Para traçar o briefing que direciona o projeto, os alunos fizeram perguntas às famílias fictícias para entender a rotina, os desejos e as prioridades. A conversa é toda em espanhol. Nesta etapa, contaram com o apoio da arquiteta e urbanista mexicana Laura Janka, que abordou as diretrizes para a concepção de um projeto, trazendo discussões sobre a funcionalidade de espaços, circulação, iluminação, ventilação, cores, entre outros conceitos.
“As respostas vêm em áudio, os alunos vão tomando nota e, a partir disso, montam um mapa de empatia, levando em conta o estilo de vida da família, suas necessidades, e como vão traduzir isso para dentro de casa, no estilo da decoração, por exemplo”, diz Vanessa Ingegneri, coordenadora pedagógica de espanhol do ensino fundamental 2.

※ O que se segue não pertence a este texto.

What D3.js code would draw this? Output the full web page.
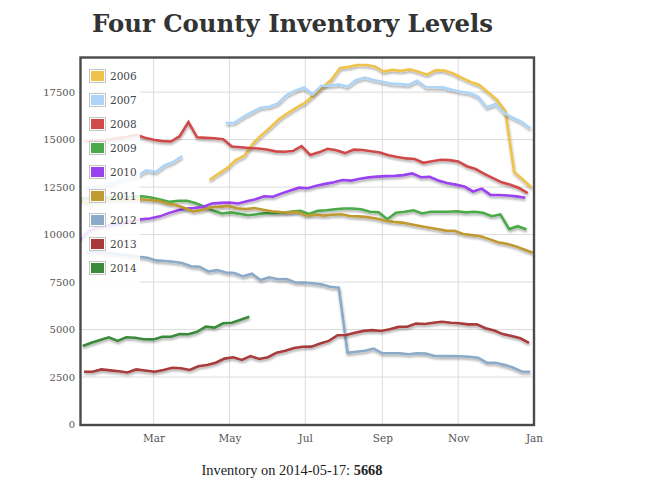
<!DOCTYPE html>
<html>
<head>
<meta charset="utf-8">
<script src="https://cdn.jsdelivr.net/npm/d3@7"></script>
<style>
  html, body { margin: 0; padding: 0; background: #fff; }
  svg { display: block; }
</style>
</head>
<body>
<svg id="chart" width="648" height="490"></svg>
<script>
// ---------------- DATA ----------------
const titleText = "Four County Inventory Levels";
const years = ["2006", "2007", "2008", "2009", "2010", "2011", "2012", "2013", "2014"];
const colors = ["#efc24a", "#aed5f5", "#d04a4a", "#4aaa4a", "#9a42f0", "#bf9a30", "#8aaac8", "#a83a3a", "#3a8a3a"];
// first weekly sample (Saturday) of each series
const firstDates = ["2006-04-15", "2007-01-06", "2008-01-05", "2009-01-03", "2010-01-02",
                    "2011-01-01", "2012-01-07", "2013-01-05", "2014-01-04"];

const v2006 = [12870, 13200, 13500, 13920, 14150, 14800, 15250, 15650, 16080, 16400,
               16680, 16950, 17350, 17750, 18150, 18770, 18830, 18930, 18930, 18850,
               18580, 18670, 18620, 18700, 18570, 18420, 18660, 18640, 18480, 18250,
               18040, 17880, 17500, 17100, 16500, 13300, 12900, 12480];
const v2007 = [12450, 12500, 12580, 12700, 12850, 12980, 13080, 13380, 13300, 13650,
               13830, 14130, null, null, null, null,
               15870, 15890, 16200, 16440, 16680, 16730, 16910, 17350, 17580, 17740,
               17390, 17840, 17840, 17910, 17790, 18140, 18270, 18140, 18050, 17950,
               17920, 17880, 18100, 17760, 17760, 17750, 17620, 17520, 17450, 17260,
               16700, 16880, 16400, 16150, 15930, 15590];
const v2008 = [14900, 14950, 14980, 15000, 15080, 15150, 15250, 15100, 14990, 14920,
               14900, 15180, 15920, 15120, 15090, 15070, 15020, 14640, 14600, 14560,
               14530, 14480, 14380, 14360, 14400, 14660, 14190, 14330, 14520, 14440,
               14290, 14470, 14450, 14390, 14320, 14180, 14080, 14010, 13980, 13780,
               13860, 13940, 13920, 13850, 13600, 13450, 13200, 12970, 12750, 12620,
               12450, 12180];
const v2009 = [11900, 11920, 11940, 11950, 11970, 11990, 12000, 12020, 11950,
               11830, 11720, 11780, 11780, 11650, 11470, 11250, 11110, 11170, 11100,
               11020, 11070, 11130, 11120, 11150, 11210, 11250, 11080, 11250, 11280,
               11330, 11370, 11370, 11330, 11200, 11180, 10810, 11150, 11200, 11280,
               11110, 11200, 11200, 11200, 11230, 11170, 11200, 11150, 10970, 11060,
               10290, 10440, 10270];
const v2010 = [9700, 10200, 10370, 10460, 10530, 10620, 10720, 10800, 10850, 10960,
               11130, 11270, 11370, 11400, 11470, 11640, 11670, 11690, 11640, 11760,
               11860, 12020, 11990, 12170, 12320, 12470, 12440, 12570, 12670, 12760,
               12870, 12840, 12940, 13010, 13050, 13080, 13090, 13130, 13220, 13020,
               13040, 12850, 12720, 12630, 12530, 12270, 12420, 12090, 12080, 12060,
               12010, 11940];
const v2011 = [11820, 11660, 11780, 11800, 11820, 11830, 11850, 11860, 11820, 11780,
               11640, 11560, 11400, 11220, 11290, 11440, 11460, 11510, 11390, 11340,
               11400, 11310, 11230, 11190, 11170, 11190, 10990, 11050, 11000, 11040,
               11070, 10980, 10960, 10920, 10850, 10740, 10670, 10630, 10540, 10450,
               10370, 10290, 10210, 10200, 10030, 9970, 9910, 9760, 9600, 9520,
               9390, 9210, 9040];
const v2012 = [9050, 9100, 9050, 9000, 8950, 8900, 8830, 8780, 8640, 8610,
               8570, 8500, 8330, 8300, 8060, 8130, 8000, 7980, 7800, 7940,
               7610, 7750, 7650, 7660, 7480, 7470, 7440, 7380, 7250, 7200,
               3780, 3830, 3880, 4000, 3750, 3750, 3750, 3700, 3750, 3730,
               3610, 3600, 3600, 3590, 3570, 3520, 3260, 3250, 3140, 3000,
               2790, 2780];
const v2013 = [2780, 2780, 2900, 2850, 2800, 2740, 2900, 2840, 2780, 2870,
               2990, 2960, 2870, 3070, 3130, 3250, 3470, 3540, 3400, 3600,
               3450, 3540, 3780, 3880, 4030, 4090, 4100, 4260, 4400, 4700,
               4710, 4830, 4930, 4970, 4920, 5010, 5140, 5150, 5320, 5290,
               5360, 5410, 5360, 5330, 5270, 5270, 5070, 4950, 4760, 4660,
               4540, 4300];
const v2014 = [4130, 4300, 4450, 4590, 4400, 4590, 4570, 4490, 4480, 4620,
               4620, 4760, 4750, 4880, 5150, 5100, 5330, 5360, 5510, 5668];
const seriesValues = [v2006, v2007, v2008, v2009, v2010, v2011, v2012, v2013, v2014];

const yTicks = [0, 2500, 5000, 7500, 10000, 12500, 15000, 17500];
const xTickLabels = ["Mar", "May", "Jul", "Sep", "Nov", "Jan"];
const footerLabel = "Inventory on 2014-05-17: ";
const footerValue = "5668";

// ---------------- BUILD ----------------
const parse = d3.timeParse("%Y-%m-%d");
const toRef = d => new Date(2012, d.getMonth(), d.getDate());
const series = years.map((y, k) => {
  const start = parse(firstDates[k]);
  return {
    year: y, color: colors[k],
    points: seriesValues[k].map((v, i) => ({ date: toRef(d3.timeDay.offset(start, 7 * i)), value: v }))
  };
});

const svg = d3.select("#chart");
const L = 79, R = 534, T = 57, B = 424.5;
const serif = "'DejaVu Serif', Georgia, serif";

const x = d3.scaleTime().domain([new Date(2012, 0, 1), new Date(2013, 0, 1)]).range([L, R]);
const y = d3.scaleLinear().domain([0, 19350]).range([B, T]);

const defs = svg.append("defs");
defs.append("clipPath").attr("id", "plotclip")
  .append("rect").attr("x", L + 2).attr("y", T + 1).attr("width", R - L - 3).attr("height", B - T - 2);
const f = defs.append("filter").attr("id", "shadow").attr("x", "-5%").attr("y", "-20%").attr("width", "110%").attr("height", "140%");
f.append("feDropShadow").attr("dx", 0.5).attr("dy", 2).attr("stdDeviation", 0.9)
  .attr("flood-color", "#000").attr("flood-opacity", 0.32);

// title
const title = svg.append("text").text(titleText)
  .attr("x", 92).attr("y", 32)
  .style("font-family", serif).style("font-weight", "bold")
  .style("font-size", "26px").attr("fill", "#333");
const tw = title.node().getComputedTextLength();
title.style("font-size", (26 * 401 / tw) + "px");

// gridlines
const xTickDates = [2, 4, 6, 8, 10].map(m => new Date(2012, m, 1)).concat([new Date(2013, 0, 1)]);
const grid = svg.append("g");
grid.selectAll("line.h").data(yTicks).join("line")
  .attr("x1", L).attr("x2", R).attr("y1", d => y(d)).attr("y2", d => y(d))
  .attr("stroke", "#dcdcdc").attr("stroke-width", 1);
grid.selectAll("line.v").data(xTickDates).join("line")
  .attr("x1", d => x(d)).attr("x2", d => x(d)).attr("y1", T).attr("y2", B)
  .attr("stroke", "#dcdcdc").attr("stroke-width", 1);

// y axis labels
const yAxis = d3.axisLeft(y).tickValues(yTicks).tickSize(0).tickPadding(0).tickFormat(d3.format("d"));
const ya = svg.append("g").attr("transform", `translate(${L - 4},0)`).call(yAxis);
ya.select(".domain").remove();
ya.selectAll("text").style("font-family", serif).style("font-size", "10px").attr("fill", "#555");

// x axis labels
const xAxis = d3.axisBottom(x).tickValues(xTickDates).tickSize(0).tickPadding(0)
  .tickFormat((d, i) => xTickLabels[i]);
const xa = svg.append("g").attr("transform", `translate(0,${B + 17})`).call(xAxis);
xa.select(".domain").remove();
xa.selectAll("text").attr("dy", 0).style("font-family", serif).style("font-size", "10.5px").attr("fill", "#555");

// lines
const line = d3.line().defined(d => d.value != null).x(d => x(d.date)).y(d => y(d.value));
const lg = svg.append("g").attr("clip-path", "url(#plotclip)");
lg.selectAll("path").data(series).join("path")
  .attr("d", d => line(d.points))
  .attr("fill", "none").attr("stroke", d => d.color)
  .attr("stroke-width", 2.6).attr("stroke-linejoin", "miter").attr("filter", "url(#shadow)");

// legend
const leg = svg.append("g");
leg.append("rect").attr("x", L + 3).attr("y", T + 2).attr("width", 58).attr("height", 224)
  .attr("fill", "#fff").attr("opacity", 0.86);
const rows = leg.selectAll("g.row").data(series).join("g")
  .attr("transform", (d, i) => `translate(89,${76 + i * 24})`);
rows.append("rect").attr("x", 0.5).attr("y", -6.5).attr("width", 16).attr("height", 13)
  .attr("fill", "#fff").attr("stroke", "#c4c4c4").attr("stroke-width", 1);
rows.append("rect").attr("x", 2).attr("y", -5).attr("width", 13).attr("height", 10)
  .attr("fill", d => d.color);
rows.append("text").text(d => d.year).attr("x", 21).attr("y", 4)
  .style("font-family", serif).style("font-size", "10.5px").attr("fill", "#444");

// frame
svg.append("rect").attr("x", L + 1.5).attr("y", T + 0.5).attr("width", R - L - 1.5).attr("height", B - T)
  .attr("fill", "none").attr("stroke", "#4a4a4a").attr("stroke-width", 2.4);

// footer
const foot = svg.append("text").attr("x", 292).attr("y", 475).attr("text-anchor", "middle")
  .style("font-family", "'Liberation Serif', 'Times New Roman', serif").style("font-size", "14px").attr("fill", "#222");
foot.append("tspan").text(footerLabel);
foot.append("tspan").text(footerValue).style("font-weight", "bold");
const fw = foot.node().getComputedTextLength();
foot.style("font-size", Math.min(15, 14 * 181 / fw) + "px");
</script>
</body>
</html>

Na etapa seguinte, os alunos levam as informações para uma ferramenta de software chamada SketchUP, que também é de uso profissional, para fazer o projeto, que na sequência ganha vida em uma maquete. Até os móveis, antes desenhados no computador, são representados fisicamente em MDF para compor a maquete. “Estamos na metade do projeto e tem sido muito interessante porque gera muitas discussões. É uma proposta que trabalha o espanhol, porque se fala nessa língua, mas traz noções que fogem dessa área. Um dos objetivos é o trabalho em grupo, amadurecer as relações interpessoais, ouvir a opinião do outro, saber se colocar, negociar”, afirma Vanessa.
A professora lembra que o resultado final, a maquete em si, é o que tem menor importância no processo. “Nossas aulas não são muito tradicionais, tornamos o aluno protagonista o tempo todo, usando metodologias ativas. Por isso, não queremos saber se a maquete ficou feia ou bonita. Avaliamos o processo todo, uma etapa para ser executada depende da anterior e todas têm um desafio.”
3D, lixo e sucata
A cultura maker integra o currículo do Colégio Dante Alighieri, em São Paulo, do ensino Infantil até o médio. Atualmente, os alunos do 3.º ano do ensino fundamental estão trabalhando em um projeto que prevê reduzir o lixo produzido no recreio escolar. Os estudantes são incentivados a levarem seus lanches em recipientes reutilizáveis, enquanto parte deles atua como “fiscais” equipados com crachá para verificar como os trabalhos estão se desenrolando.
Já no 5.º ano um dos trabalhos é para incentivar o descarte correto do lixo eletrônico. Os estudantes criaram cartazes e os melhores foram impressos e encaminhados às famílias. Os itens recolhidos foram distribuídos para uma cooperativa especializada.
Para compor as atividades, os alunos do Dante contam com quatro espaços makers - cada um deles direcionado a uma faixa etária específica -, em que os resíduos de um são aproveitados pelo outro. Verônica Cannatá, coordenadora de tecnologia educacional, afirma que a cultura maker coloca o aluno em uma posição mais ativa, permitindo que ele proponha algo que possa mudar o entorno.
“Não trabalhamos com impressora 3D pelo modismo, ou com sucata porque é divertido, e sim porque com essas atividades é possível melhorar o mundo. Ao trabalhar com lixo, consciência ambiental, mobilidade e sustentabilidade, de forma interdisciplinar, o aluno chega em casa e propõe reflexões, o tema ganha espaço de diálogo. Não é só uma aula para tirar a nota”, diz Verônica. A docente explica que a cultura maker no Dante é um dos eixos do componente STEAM-S (a escola acrescentou o S, de social, ao acrônimo em inglês para ciências, tecnologia, engenharia, artes e matemática).